Nesta gestão são evidenciadas diversas debilidades, dentre essas se destaca o número reduzido de Centros de Assistência Social (CRAS) e a não prioridade no município em estruturar esses equipamentos. Recentemente o Ministério Público abriu um inquérito para averiguar a situação dos CRAS e cobrar uma resposta da gestão municipal para a efetivação da política. Esses centros não existem na prática, pois dos 12 (doze) implementados no município apenas 03 (três) funcionam com local adequado para atendimento e, ainda mais para se ter uma idéia do caos, existe CRAS sem assistentes sociais e psicólogos, funcionando apenas com auxiliares administrativos. Há um déficit de profissionais para atender a população e não há outra desculpa para isso a não ser a falta de vontade do prefeito para repor o quadro funcional e convocar os aprovados no concurso de 2007, que ainda está vigente e seu prazo de validade é até dezembro deste ano.

Enquanto isso os serviços são insuficientes para atender a demanda, e os poucos profissionais da Assistência Social estão sendo alocados para cobrir os abrigos com as pessoas atingidas pelas chuvas. Alem disso, não é a toa que adolescentes e crianças estão às ruas ou se envolvendo mais cedo na criminalidade e no trafico de drogas, pois o PROJOVEM Adolescente é quase inexistente e o Programa de Erradicação ao Trabalho Infantil (PETI) é inoperante. Contudo, nos parece que prioridade para a gestão municipal está apenas na fala e em participação de eventos, pois nada se evidencia no dia a dia de uma política tão importante para uma cidade com altos índices de violência e desigualdade.

João, a greve em si mostra-se apenas como resultado de uma situação calamitosa que há muito se arrasta motivada pela tua ineficiência, tua falta de entendimento e de compromisso com a gestão pública. Neste sentido, interessante é observar o texto publicado no próprio site da prefeitura, enfatizando que “o Recife se destaca historicamente pelas suas lutas, envolvendo grande parte da população carente de infra-estruturas e serviços urbanos [você já leu isso?]. continuando, o texto diz que essa tradição se revela forte, desde as lutas libertárias aos conflitos pelas terras urbanas dos mangues e da planície. Outra forte característica do Recife, e que está associada à tradição referenciada, é o seu poder de organização, de reivindicação e de negociação, atribuindo marca emblemática à cidade [não é isso que está se fazendo agora, João?]. Apesar o texto ser quase romanceado, revela fatos importantes como o de possui grande número de organizações e movimentos populares que se fazem presentes nas várias instâncias de poder, procurando influenciar na concepção, formulação, implementação, monitoração e controle das políticas públicas.

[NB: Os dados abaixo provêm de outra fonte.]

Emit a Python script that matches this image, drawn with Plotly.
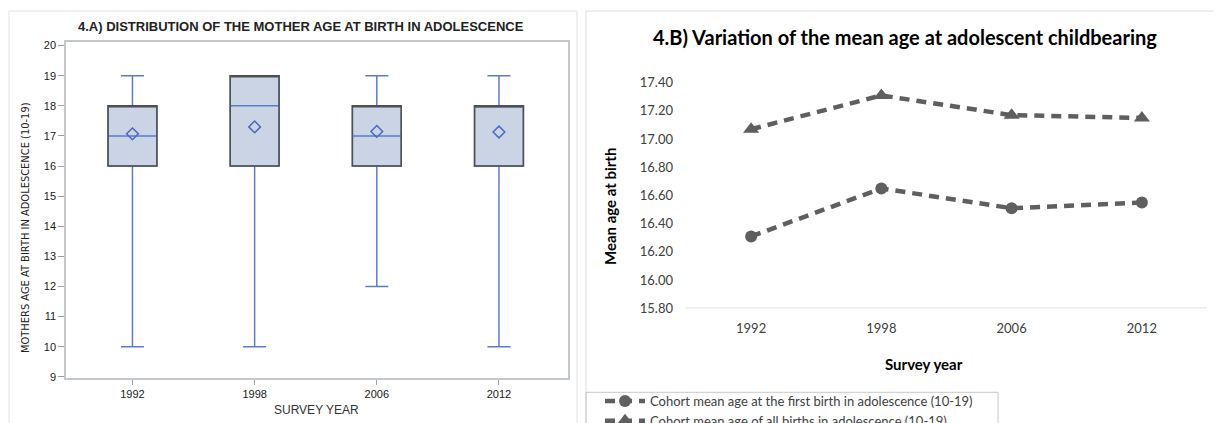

Portanto, a tradição do Recife é de um povo que se envolve nas lutas pela liberdade e pelo direito à vida, pela democracia, pelo desenvolvimento sem exclusão. Isto revela um forte compromisso com as causas coletivas e assegura o apoio à gestão que tem por base a participação e o controle social.

A exclusão sentida na pele
cotidiano do centro urbano

A grande questão, João, é que ironicamente ao negar condições dignas de trabalho e reconhecimento aos profissionais da assistência social, a tua gestão desmente e invalida todo um histórico de lutas. A contradição emblemática concentra-se exatamente em tua postura autoritária e descompromissada com as necessidades e desejos de seu povo. Na postura omissa de um prefeito que olha a cidade de “Costa”. Oh, João, e quantas vezes já te falamos que não é de Costas que se governa uma cidade como Recife? É preciso que entendas que para se efetivar a garantia de direitos da população, tais profissionais precisam também ter seus direitos garantidos. Isso é elementar. Por isso, volta para a escola, João [mas a pública não, porque para essa você também virou as costas e a comprometeu em qualidade]. Falo da escola das ruas, João. As ruas que estão cheias de famílias desassistidas por tua culpa, ineficiência e arrogância. Mas volta de frente, com coragem de ver e reconhecer o caos no qual você transformou o centro urbano. De frente João, para entender de uma vez por todas que você pode até “estar prefeito”, mas nunca chegará à perfeição necessária ao cargo. Até porque essa se traduz como maior grau de bondade, pureza ou virtude a que alguém pode chegar [o que não se aplica no teu caso]. Porque perfeição representa execução sem falhas, precisão, requinte, esmero [o que não se aplica a tua gestão]. Por fim, perfeição representa apuro, maestria e perícia [o que não se aplica a tua conduta]. Por isso, acorda João e encara o Recife de frente.